═════ Collected data
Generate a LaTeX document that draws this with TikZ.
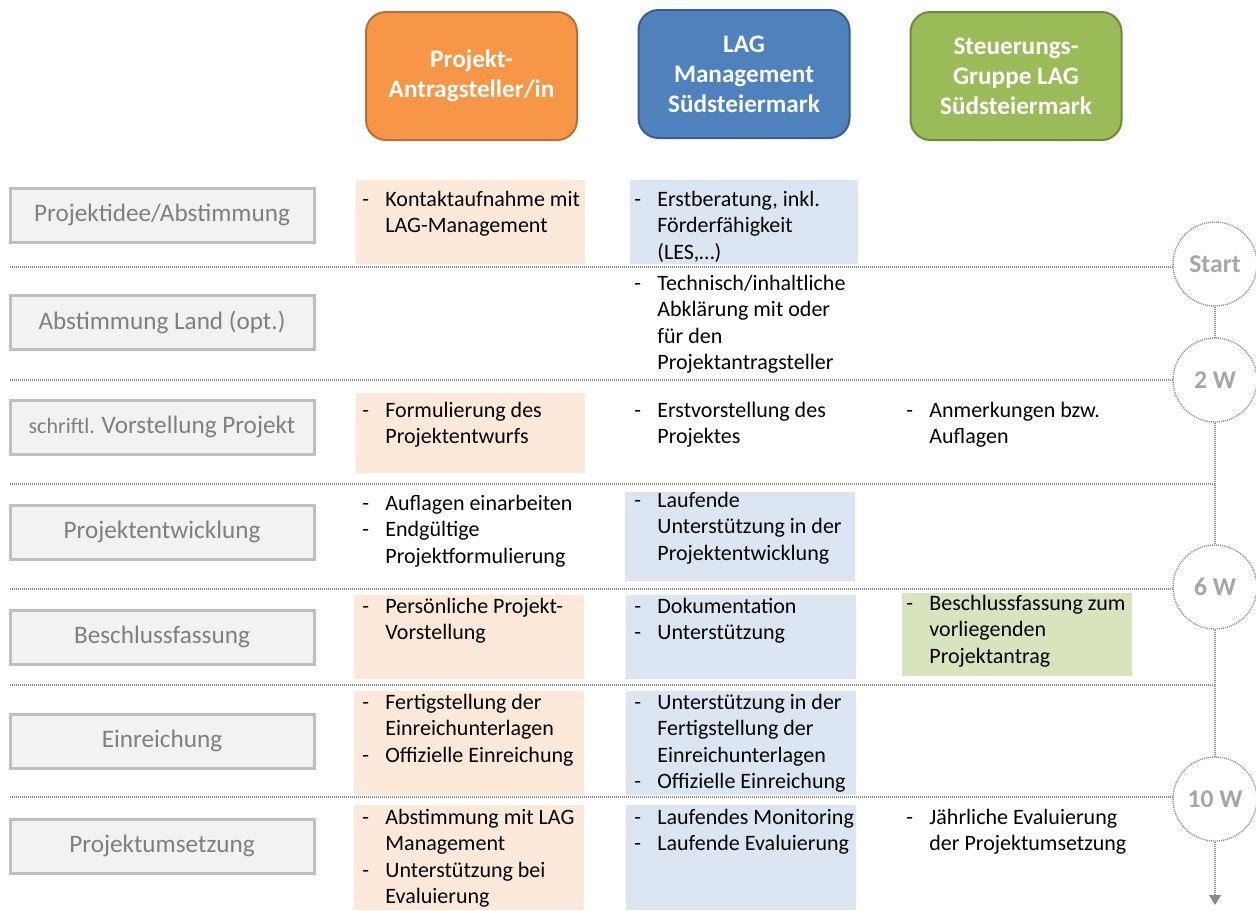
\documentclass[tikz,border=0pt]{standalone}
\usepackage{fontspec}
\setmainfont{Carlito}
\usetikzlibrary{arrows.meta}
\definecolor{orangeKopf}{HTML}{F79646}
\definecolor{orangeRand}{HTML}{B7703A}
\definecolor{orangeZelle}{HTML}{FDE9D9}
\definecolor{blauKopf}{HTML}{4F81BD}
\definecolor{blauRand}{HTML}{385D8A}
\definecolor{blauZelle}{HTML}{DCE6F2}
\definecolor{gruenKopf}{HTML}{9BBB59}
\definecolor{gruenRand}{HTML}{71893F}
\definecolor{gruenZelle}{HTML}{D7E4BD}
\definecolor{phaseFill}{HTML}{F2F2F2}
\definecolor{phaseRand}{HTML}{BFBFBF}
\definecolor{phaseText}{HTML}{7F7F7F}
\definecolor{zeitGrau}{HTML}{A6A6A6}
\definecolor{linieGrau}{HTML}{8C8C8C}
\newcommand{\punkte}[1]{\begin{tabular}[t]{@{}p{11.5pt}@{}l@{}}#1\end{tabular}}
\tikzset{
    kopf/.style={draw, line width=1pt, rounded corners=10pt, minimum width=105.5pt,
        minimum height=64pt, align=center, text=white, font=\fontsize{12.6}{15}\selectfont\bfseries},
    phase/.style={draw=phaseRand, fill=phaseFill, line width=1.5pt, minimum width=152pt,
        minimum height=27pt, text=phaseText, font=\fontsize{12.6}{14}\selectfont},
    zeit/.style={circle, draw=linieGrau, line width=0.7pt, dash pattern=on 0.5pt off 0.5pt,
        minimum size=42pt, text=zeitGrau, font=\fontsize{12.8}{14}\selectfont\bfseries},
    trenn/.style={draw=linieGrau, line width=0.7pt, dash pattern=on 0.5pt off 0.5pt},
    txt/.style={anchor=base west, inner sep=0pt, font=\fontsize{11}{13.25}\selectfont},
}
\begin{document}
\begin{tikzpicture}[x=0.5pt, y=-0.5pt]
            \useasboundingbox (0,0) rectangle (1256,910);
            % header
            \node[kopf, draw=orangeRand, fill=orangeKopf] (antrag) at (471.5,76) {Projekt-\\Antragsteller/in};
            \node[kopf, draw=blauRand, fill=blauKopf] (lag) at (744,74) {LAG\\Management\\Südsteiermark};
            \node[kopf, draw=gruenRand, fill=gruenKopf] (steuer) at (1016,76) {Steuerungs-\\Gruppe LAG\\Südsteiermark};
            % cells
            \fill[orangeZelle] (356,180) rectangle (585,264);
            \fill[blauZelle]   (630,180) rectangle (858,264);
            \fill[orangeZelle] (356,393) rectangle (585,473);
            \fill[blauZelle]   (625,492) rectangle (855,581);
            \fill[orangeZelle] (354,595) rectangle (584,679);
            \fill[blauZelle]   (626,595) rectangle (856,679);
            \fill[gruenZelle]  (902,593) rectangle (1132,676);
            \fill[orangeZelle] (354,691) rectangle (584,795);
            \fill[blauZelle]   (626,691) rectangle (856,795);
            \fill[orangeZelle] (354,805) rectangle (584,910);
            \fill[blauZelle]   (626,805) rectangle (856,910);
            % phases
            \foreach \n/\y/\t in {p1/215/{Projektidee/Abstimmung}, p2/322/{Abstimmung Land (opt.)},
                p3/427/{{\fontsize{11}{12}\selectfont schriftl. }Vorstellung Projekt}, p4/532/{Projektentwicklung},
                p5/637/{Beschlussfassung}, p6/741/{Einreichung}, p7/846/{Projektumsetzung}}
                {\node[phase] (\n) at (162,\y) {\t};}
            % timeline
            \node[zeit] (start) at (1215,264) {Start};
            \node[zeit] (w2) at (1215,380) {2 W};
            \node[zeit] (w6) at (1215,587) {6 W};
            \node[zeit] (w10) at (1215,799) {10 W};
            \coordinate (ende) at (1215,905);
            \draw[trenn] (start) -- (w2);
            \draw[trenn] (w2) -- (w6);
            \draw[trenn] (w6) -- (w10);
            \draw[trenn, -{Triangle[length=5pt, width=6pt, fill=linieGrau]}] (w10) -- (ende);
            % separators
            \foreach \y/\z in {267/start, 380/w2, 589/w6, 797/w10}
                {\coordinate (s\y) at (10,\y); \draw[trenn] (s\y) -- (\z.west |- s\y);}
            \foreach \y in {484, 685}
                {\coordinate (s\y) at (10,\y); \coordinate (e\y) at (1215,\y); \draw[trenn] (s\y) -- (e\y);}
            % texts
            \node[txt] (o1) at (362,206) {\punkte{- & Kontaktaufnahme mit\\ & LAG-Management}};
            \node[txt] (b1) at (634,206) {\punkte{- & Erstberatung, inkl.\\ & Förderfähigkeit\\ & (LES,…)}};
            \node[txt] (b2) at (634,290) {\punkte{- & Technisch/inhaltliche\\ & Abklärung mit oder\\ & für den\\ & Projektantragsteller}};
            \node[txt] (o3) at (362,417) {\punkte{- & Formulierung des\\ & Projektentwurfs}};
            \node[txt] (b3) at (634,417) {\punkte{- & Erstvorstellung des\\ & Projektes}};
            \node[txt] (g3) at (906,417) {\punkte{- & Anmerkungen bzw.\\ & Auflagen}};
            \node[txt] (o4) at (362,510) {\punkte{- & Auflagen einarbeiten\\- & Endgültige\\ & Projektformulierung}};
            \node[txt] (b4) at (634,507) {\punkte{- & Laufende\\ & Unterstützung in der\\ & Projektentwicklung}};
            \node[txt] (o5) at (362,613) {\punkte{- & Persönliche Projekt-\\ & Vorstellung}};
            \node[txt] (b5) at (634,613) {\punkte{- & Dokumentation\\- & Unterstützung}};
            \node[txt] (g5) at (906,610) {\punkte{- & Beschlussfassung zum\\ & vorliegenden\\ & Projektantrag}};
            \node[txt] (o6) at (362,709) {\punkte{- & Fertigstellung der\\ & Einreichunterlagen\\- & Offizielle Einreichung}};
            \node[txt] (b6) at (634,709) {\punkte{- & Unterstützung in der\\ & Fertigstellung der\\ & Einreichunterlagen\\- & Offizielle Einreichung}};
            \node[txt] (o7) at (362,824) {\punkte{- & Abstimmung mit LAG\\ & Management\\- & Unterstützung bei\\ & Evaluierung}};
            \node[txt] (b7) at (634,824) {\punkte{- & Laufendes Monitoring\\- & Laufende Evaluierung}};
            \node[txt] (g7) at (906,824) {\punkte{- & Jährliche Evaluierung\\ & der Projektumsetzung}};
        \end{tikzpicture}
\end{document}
══════════
> **Task objective**
Output each line exactly; omit every picture.

> **Exercise solution**
Generate a LaTeX document that draws this with TikZ.
\documentclass[tikz,border=0pt]{standalone}
\usepackage{fontspec}
\setmainfont{Carlito}
\usetikzlibrary{arrows.meta}
\definecolor{orangeKopf}{HTML}{F79646}
\definecolor{orangeRand}{HTML}{B7703A}
\definecolor{orangeZelle}{HTML}{FDE9D9}
\definecolor{blauKopf}{HTML}{4F81BD}
\definecolor{blauRand}{HTML}{385D8A}
\definecolor{blauZelle}{HTML}{DCE6F2}
\definecolor{gruenKopf}{HTML}{9BBB59}
\definecolor{gruenRand}{HTML}{71893F}
\definecolor{gruenZelle}{HTML}{D7E4BD}
\definecolor{phaseFill}{HTML}{F2F2F2}
\definecolor{phaseRand}{HTML}{BFBFBF}
\definecolor{phaseText}{HTML}{7F7F7F}
\definecolor{zeitGrau}{HTML}{A6A6A6}
\definecolor{linieGrau}{HTML}{8C8C8C}
\newcommand{\punkte}[1]{\begin{tabular}[t]{@{}p{11.5pt}@{}l@{}}#1\end{tabular}}
\tikzset{
    kopf/.style={draw, line width=1pt, rounded corners=10pt, minimum width=105.5pt,
        minimum height=64pt, align=center, text=white, font=\fontsize{12.6}{15}\selectfont\bfseries},
    phase/.style={draw=phaseRand, fill=phaseFill, line width=1.5pt, minimum width=152pt,
        minimum height=27pt, text=phaseText, font=\fontsize{12.6}{14}\selectfont},
    zeit/.style={circle, draw=linieGrau, line width=0.7pt, dash pattern=on 0.5pt off 0.5pt,
        minimum size=42pt, text=zeitGrau, font=\fontsize{12.8}{14}\selectfont\bfseries},
    trenn/.style={draw=linieGrau, line width=0.7pt, dash pattern=on 0.5pt off 0.5pt},
    txt/.style={anchor=base west, inner sep=0pt, font=\fontsize{11}{13.25}\selectfont},
}
\begin{document}
\begin{tikzpicture}[x=0.5pt, y=-0.5pt]
            \useasboundingbox (0,0) rectangle (1256,910);
            % header
            \node[kopf, draw=orangeRand, fill=orangeKopf] (antrag) at (471.5,76) {Projekt-\\Antragsteller/in};
            \node[kopf, draw=blauRand, fill=blauKopf] (lag) at (744,74) {LAG\\Management\\Südsteiermark};
            \node[kopf, draw=gruenRand, fill=gruenKopf] (steuer) at (1016,76) {Steuerungs-\\Gruppe LAG\\Südsteiermark};
            % cells
            \fill[orangeZelle] (356,180) rectangle (585,264);
            \fill[blauZelle]   (630,180) rectangle (858,264);
            \fill[orangeZelle] (356,393) rectangle (585,473);
            \fill[blauZelle]   (625,492) rectangle (855,581);
            \fill[orangeZelle] (354,595) rectangle (584,679);
            \fill[blauZelle]   (626,595) rectangle (856,679);
            \fill[gruenZelle]  (902,593) rectangle (1132,676);
            \fill[orangeZelle] (354,691) rectangle (584,795);
            \fill[blauZelle]   (626,691) rectangle (856,795);
            \fill[orangeZelle] (354,805) rectangle (584,910);
            \fill[blauZelle]   (626,805) rectangle (856,910);
            % phases
            \foreach \n/\y/\t in {p1/215/{Projektidee/Abstimmung}, p2/322/{Abstimmung Land (opt.)},
                p3/427/{{\fontsize{11}{12}\selectfont schriftl. }Vorstellung Projekt}, p4/532/{Projektentwicklung},
                p5/637/{Beschlussfassung}, p6/741/{Einreichung}, p7/846/{Projektumsetzung}}
                {\node[phase] (\n) at (162,\y) {\t};}
            % timeline
            \node[zeit] (start) at (1215,264) {Start};
            \node[zeit] (w2) at (1215,380) {2 W};
            \node[zeit] (w6) at (1215,587) {6 W};
            \node[zeit] (w10) at (1215,799) {10 W};
            \coordinate (ende) at (1215,905);
            \draw[trenn] (start) -- (w2);
            \draw[trenn] (w2) -- (w6);
            \draw[trenn] (w6) -- (w10);
            \draw[trenn, -{Triangle[length=5pt, width=6pt, fill=linieGrau]}] (w10) -- (ende);
            % separators
            \foreach \y/\z in {267/start, 380/w2, 589/w6, 797/w10}
                {\coordinate (s\y) at (10,\y); \draw[trenn] (s\y) -- (\z.west |- s\y);}
            \foreach \y in {484, 685}
                {\coordinate (s\y) at (10,\y); \coordinate (e\y) at (1215,\y); \draw[trenn] (s\y) -- (e\y);}
            % texts
            \node[txt] (o1) at (362,206) {\punkte{- & Kontaktaufnahme mit\\ & LAG-Management}};
            \node[txt] (b1) at (634,206) {\punkte{- & Erstberatung, inkl.\\ & Förderfähigkeit\\ & (LES,…)}};
            \node[txt] (b2) at (634,290) {\punkte{- & Technisch/inhaltliche\\ & Abklärung mit oder\\ & für den\\ & Projektantragsteller}};
            \node[txt] (o3) at (362,417) {\punkte{- & Formulierung des\\ & Projektentwurfs}};
            \node[txt] (b3) at (634,417) {\punkte{- & Erstvorstellung des\\ & Projektes}};
            \node[txt] (g3) at (906,417) {\punkte{- & Anmerkungen bzw.\\ & Auflagen}};
            \node[txt] (o4) at (362,510) {\punkte{- & Auflagen einarbeiten\\- & Endgültige\\ & Projektformulierung}};
            \node[txt] (b4) at (634,507) {\punkte{- & Laufende\\ & Unterstützung in der\\ & Projektentwicklung}};
            \node[txt] (o5) at (362,613) {\punkte{- & Persönliche Projekt-\\ & Vorstellung}};
            \node[txt] (b5) at (634,613) {\punkte{- & Dokumentation\\- & Unterstützung}};
            \node[txt] (g5) at (906,610) {\punkte{- & Beschlussfassung zum\\ & vorliegenden\\ & Projektantrag}};
            \node[txt] (o6) at (362,709) {\punkte{- & Fertigstellung der\\ & Einreichunterlagen\\- & Offizielle Einreichung}};
            \node[txt] (b6) at (634,709) {\punkte{- & Unterstützung in der\\ & Fertigstellung der\\ & Einreichunterlagen\\- & Offizielle Einreichung}};
            \node[txt] (o7) at (362,824) {\punkte{- & Abstimmung mit LAG\\ & Management\\- & Unterstützung bei\\ & Evaluierung}};
            \node[txt] (b7) at (634,824) {\punkte{- & Laufendes Monitoring\\- & Laufende Evaluierung}};
            \node[txt] (g7) at (906,824) {\punkte{- & Jährliche Evaluierung\\ & der Projektumsetzung}};
        \end{tikzpicture}
\end{document}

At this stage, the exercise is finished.